ElDesoki attributes the slight decrease in April’s annual urban headline inflation compared to the sharper fall in March to higher monthly inflation figures.
The economist says her expectation is based on the resilience in inflation changes and the fact that the CBE has already cut interest rates twice since February, so it needs to assess the impact of these cuts on the market.
This is in addition to the expected inflationary impact of the restructuring of energy subsidies in early summer.
Khalid also attributes the expectation to the high monthly inflation figures driven by an increase in consumption, along with the expectation that fuel prices will increase in July (hence driving up inflation).
In core inflation calculations, the CBE uses CAPMAS numbers and removes the goods that are affected by supply and demand shocks (included in headline inflation calculations) and regulated prices, in order to focus on the goods where monetary policy instruments can be effective.
Egypt's draft budget for fiscal year 2018/19 targets 10 percent inflation, a finance ministry statement said last month.

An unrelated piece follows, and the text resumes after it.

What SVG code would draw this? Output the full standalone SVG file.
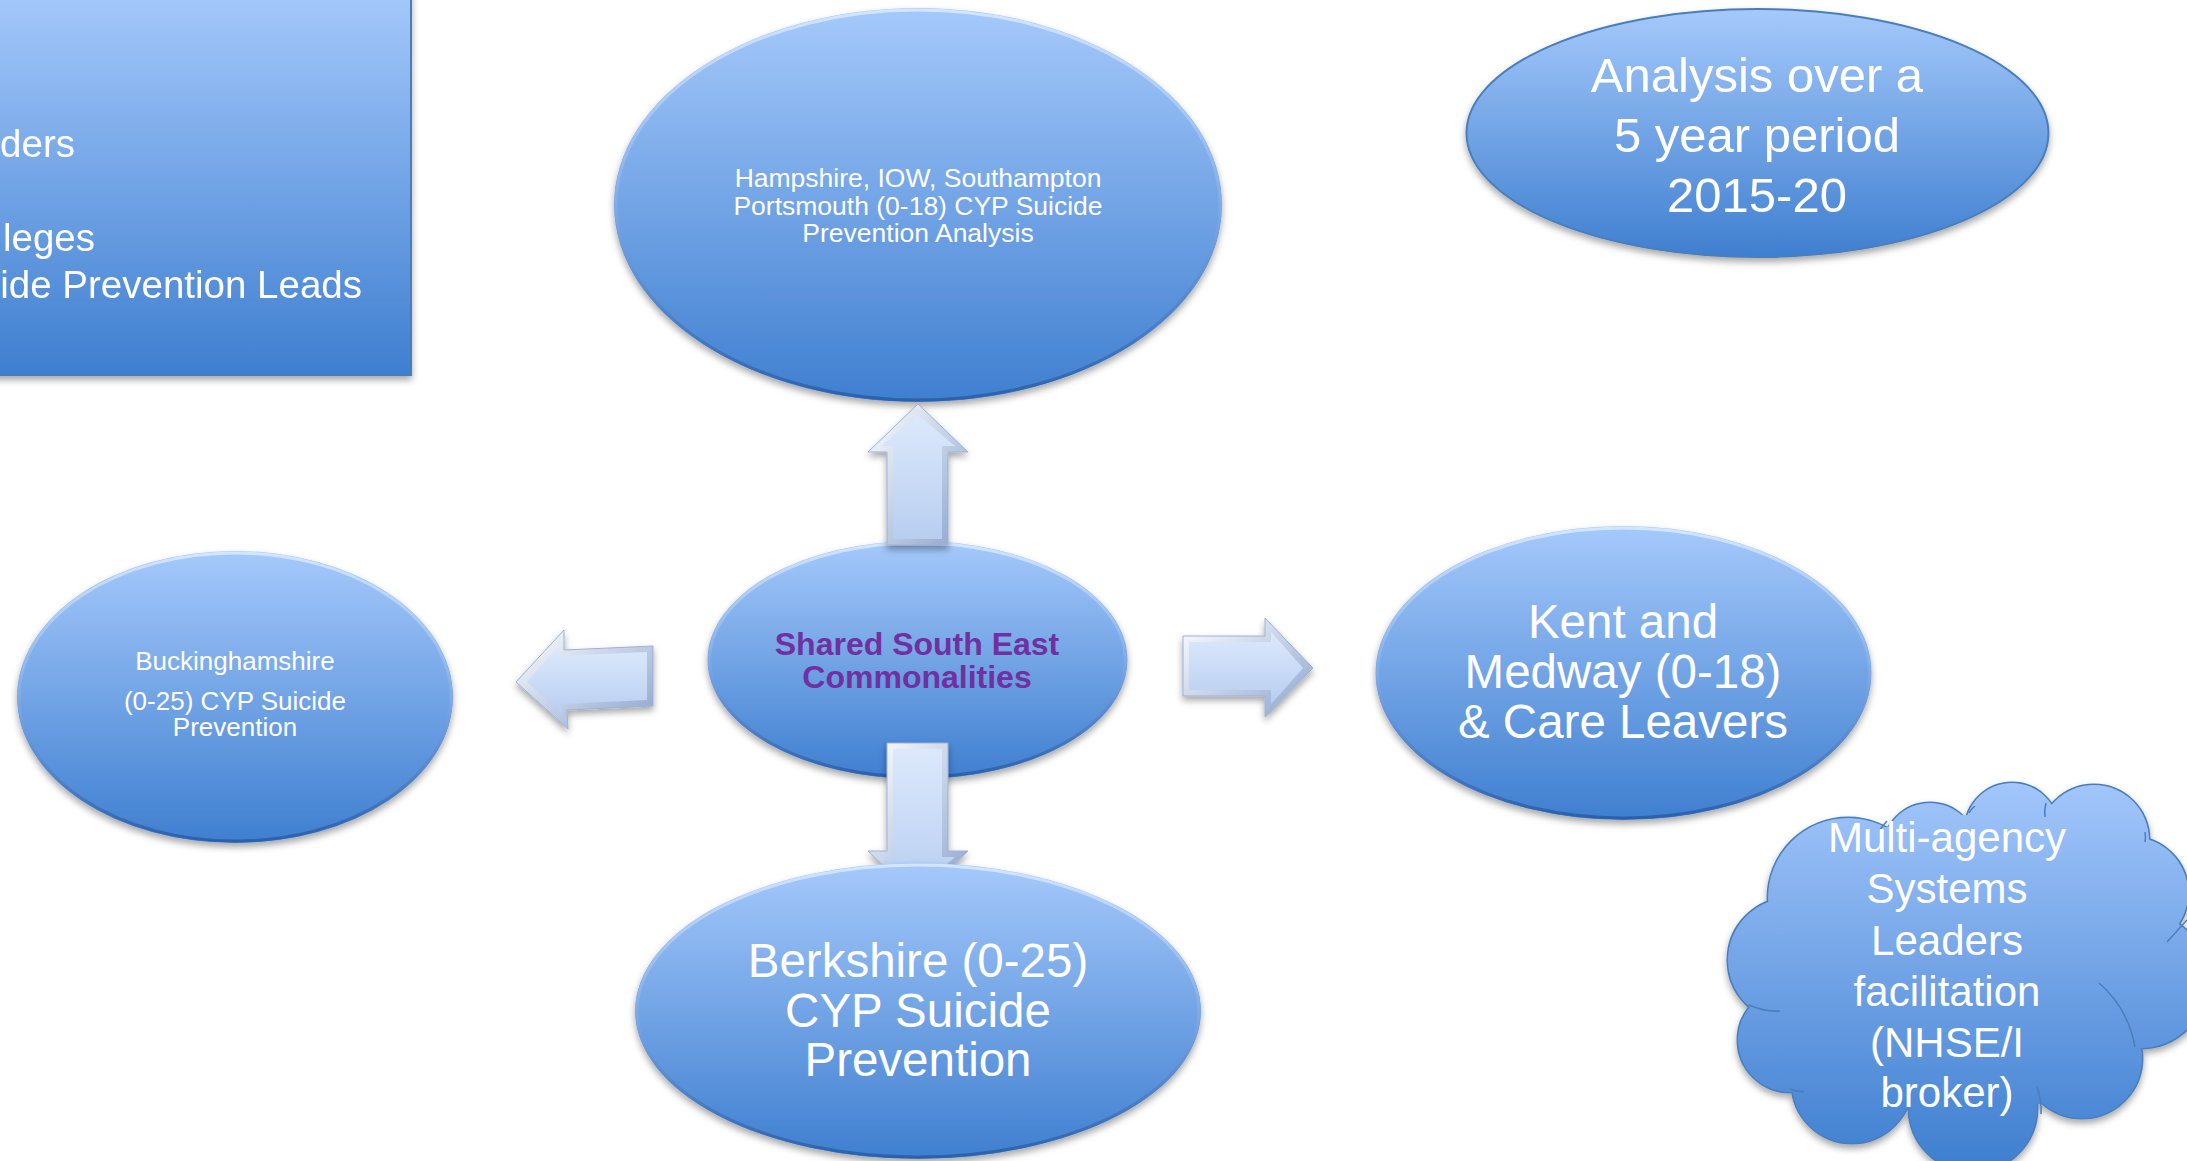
<svg xmlns="http://www.w3.org/2000/svg" width="2187" height="1161" viewBox="0 0 2187 1161">
<defs>
<linearGradient id="gBlue" x1="0" y1="0" x2="0" y2="1"><stop offset="0" stop-color="#a5c9fb"/><stop offset="1" stop-color="#3f7fd0"/></linearGradient>
<linearGradient id="gRim" x1="0" y1="0" x2="0" y2="1"><stop offset="0" stop-color="#d4e6ff"/><stop offset="0.5" stop-color="#80abe8"/><stop offset="1" stop-color="#2c60aa"/></linearGradient>
<linearGradient id="gCloud" gradientUnits="userSpaceOnUse" x1="0" y1="784" x2="0" y2="1165"><stop offset="0" stop-color="#a2c6fb"/><stop offset="1" stop-color="#3f7fd0"/></linearGradient>
<linearGradient id="gBevel" x1="0" y1="0" x2="1" y2="1"><stop offset="0" stop-color="#ffffff"/><stop offset="1" stop-color="#8aa3cd"/></linearGradient>
<linearGradient id="gArrow" x1="0" y1="0" x2="0" y2="1"><stop offset="0" stop-color="#dce9fc"/><stop offset="1" stop-color="#b8cef0"/></linearGradient>
<filter id="shadow" x="-10%" y="-10%" width="120%" height="130%"><feDropShadow dx="0" dy="4" stdDeviation="3.5" flood-color="#000" flood-opacity="0.35"/></filter>
</defs>
<style>
.node{fill:url(#gBlue)}
.rim{fill:none;stroke:url(#gRim);stroke-width:3}
.flat{stroke:#4a7ebb;stroke-width:2}
.t{font-family:"Liberation Sans",Arial,sans-serif;fill:#ffffff;text-anchor:middle}
.tb{font-family:"Liberation Sans",Arial,sans-serif;font-weight:bold;fill:#7030a0;text-anchor:middle;font-size:32px}
.bevel{fill:url(#gBevel);stroke:#9bb1d6;stroke-width:1}
.face{fill:url(#gArrow)}
.cl{fill:url(#gCloud)}
.cls{fill:url(#gCloud);stroke:#4a7ebb;stroke-width:3}
.arc{fill:none;stroke:#4a7ebb;stroke-width:1.5}
</style>

<g id="stakeholders-box" filter="url(#shadow)">
  <rect x="-10" y="-10" width="421" height="385" class="node flat"/>
  <g class="t" style="text-anchor:end;font-size:38.5px">
    <text x="75" y="157">ders</text>
    <text x="95" y="251">leges</text>
    <text x="362" y="298">ide Prevention Leads</text>
  </g>
</g>

<g id="hampshire">
  <ellipse cx="918" cy="205" rx="304" ry="197" class="node" filter="url(#shadow)"/>
  <ellipse cx="918" cy="205" rx="302" ry="195" class="rim"/>
  <g class="t" style="font-size:26.5px">
    <text x="918" y="187">Hampshire, IOW, Southampton</text>
    <text x="918" y="215">Portsmouth (0-18) CYP Suicide</text>
    <text x="918" y="242">Prevention Analysis</text>
  </g>
</g>

<g id="analysis-period">
  <ellipse cx="1757.5" cy="133" rx="291" ry="124" class="node flat" filter="url(#shadow)"/>
  <g class="t" style="font-size:49px">
    <text x="1757" y="92">Analysis over a</text>
    <text x="1757" y="152">5 year period</text>
    <text x="1757" y="212">2015-20</text>
  </g>
</g>

<g id="shared-south-east">
  <ellipse cx="917.5" cy="660" rx="210" ry="119" class="node" filter="url(#shadow)"/>
  <ellipse cx="917.5" cy="660" rx="208" ry="117" class="rim"/>
  <text x="917" y="655" class="tb">Shared South East</text>
  <text x="917" y="688" class="tb">Commonalities</text>
</g>

<g id="buckinghamshire">
  <ellipse cx="235" cy="697" rx="218" ry="146" class="node" filter="url(#shadow)"/>
  <ellipse cx="235" cy="697" rx="216" ry="144" class="rim"/>
  <g class="t" style="font-size:26px">
    <text x="235" y="670">Buckinghamshire</text>
    <text x="235" y="710">(0-25) CYP Suicide</text>
    <text x="235" y="736">Prevention</text>
  </g>
</g>

<g id="kent-medway">
  <ellipse cx="1623.5" cy="673" rx="248" ry="147" class="node" filter="url(#shadow)"/>
  <ellipse cx="1623.5" cy="673" rx="246" ry="145" class="rim"/>
  <g class="t" style="font-size:47.5px">
    <text x="1623" y="638">Kent and</text>
    <text x="1623" y="688">Medway (0-18)</text>
    <text x="1623" y="738">&amp; Care Leavers</text>
  </g>
</g>

<g id="multi-agency-cloud">
  <g filter="url(#shadow)">
    <g class="cls">
      <circle cx="1848" cy="898" r="80"/>
      <circle cx="1930" cy="850" r="47"/>
      <circle cx="2012" cy="830" r="47"/>
      <circle cx="2094" cy="840" r="55"/>
      <circle cx="2132" cy="893" r="56"/>
      <circle cx="2140" cy="980" r="68"/>
      <circle cx="2082" cy="1058" r="60"/>
      <circle cx="1973" cy="1108" r="64"/>
      <circle cx="1852" cy="1083" r="60"/>
      <circle cx="1790" cy="1040" r="52"/>
      <circle cx="1790" cy="960" r="62"/>
    </g>
    <g class="cl">
      <circle cx="1848" cy="898" r="80"/>
      <circle cx="1930" cy="850" r="47"/>
      <circle cx="2012" cy="830" r="47"/>
      <circle cx="2094" cy="840" r="55"/>
      <circle cx="2132" cy="893" r="56"/>
      <circle cx="2140" cy="980" r="68"/>
      <circle cx="2082" cy="1058" r="60"/>
      <circle cx="1973" cy="1108" r="64"/>
      <circle cx="1852" cy="1083" r="60"/>
      <circle cx="1790" cy="1040" r="52"/>
      <circle cx="1790" cy="960" r="62"/>
      <ellipse cx="1965" cy="965" rx="200" ry="150"/>
    </g>
  </g>
  <path class="arc" d="M1749 1005 Q1765 1012 1780 1011"/>
  <path class="arc" d="M1790 1089 Q1797 1092 1804 1092"/>
  <path class="arc" d="M2037 1087 Q2042 1100 2041 1114"/>
  <path class="arc" d="M2099 983 Q2128 1008 2135 1047"/>
  <path class="arc" d="M2167 942 Q2178 930 2187 920"/>
  <path class="arc" d="M2145 832 Q2146 837 2145 842"/>
  <path class="arc" d="M2045 817 Q2044 810 2046 803"/>
  <path class="arc" d="M1969 813 Q1971 809 1975 806"/>
  <path class="arc" d="M1880 830 Q1883 825 1887 821"/>
  <g class="t" style="font-size:42px">
    <text x="1947" y="852">Multi-agency</text>
    <text x="1947" y="903">Systems</text>
    <text x="1947" y="955">Leaders</text>
    <text x="1947" y="1006">facilitation</text>
    <text x="1947" y="1057">(NHSE/I</text>
    <text x="1947" y="1107">broker)</text>
  </g>
</g>

<g id="connectors">
  <g id="arrow-up" filter="url(#shadow)">
    <polygon class="bevel" points="918,404 968,452 948,452 948,545 887,545 887,452 868,452"/>
    <polygon class="face" points="918,415 955,446 942,446 942,539 893,539 893,446 881,446"/>
  </g>
  <g id="arrow-down" filter="url(#shadow)">
    <polygon class="bevel" points="887,743 948,743 948,851 968,851 918,899 868,851 887,851"/>
    <polygon class="face" points="893,749 942,749 942,857 955,857 918,889 881,857 893,857"/>
  </g>
  <g id="arrow-right" filter="url(#shadow)">
    <polygon class="bevel" points="1183,636 1265,636 1265,618 1313,668 1265,717 1265,696 1183,696"/>
    <polygon class="face" points="1189,642 1271,642 1271,632 1303,668 1271,704 1271,690 1189,690"/>
  </g>
  <g id="arrow-left" filter="url(#shadow)">
    <polygon class="bevel" points="516,682 564,630 564,650 653,646 653,706 567,710 568,729"/>
    <polygon class="face" points="527,682 558,647 558,656 647,652 647,700 561,704 562,714"/>
  </g>
</g>

<g id="berkshire">
  <ellipse cx="918" cy="1011" rx="283" ry="148" class="node" filter="url(#shadow)"/>
  <ellipse cx="918" cy="1011" rx="281" ry="146" class="rim"/>
  <g class="t" style="font-size:47.5px">
    <text x="918" y="977">Berkshire (0-25)</text>
    <text x="918" y="1027">CYP Suicide</text>
    <text x="918" y="1076">Prevention</text>
  </g>
</g>
</svg>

On the same day last year, inflation hit a three-decade high.
Annual headline and core inflation peaked in July 2017 at 33 percent and 35.3 percent following energy subsidy cuts.
More energy subsidy cuts are expected in July.
According to the World Bank’s Economic Outlook for Egypt issued last month, “the high inflation accumulated over the course of FY15-FY17 has lowered the purchasing power of households across the distribution, reducing the positive spillovers of economic growth, and taking a toll on social and economic conditions.”
Egypt is increasing food subsidies by 5 percent in the budget for fiscal year 2018/19 to reach EGP 86.175 billion from EGP 82.177 billion.
“[A decrease in prices] will never happen,” says Khalid, explaining that manufacturers do not lower price tags, but can only provide offers to consumers.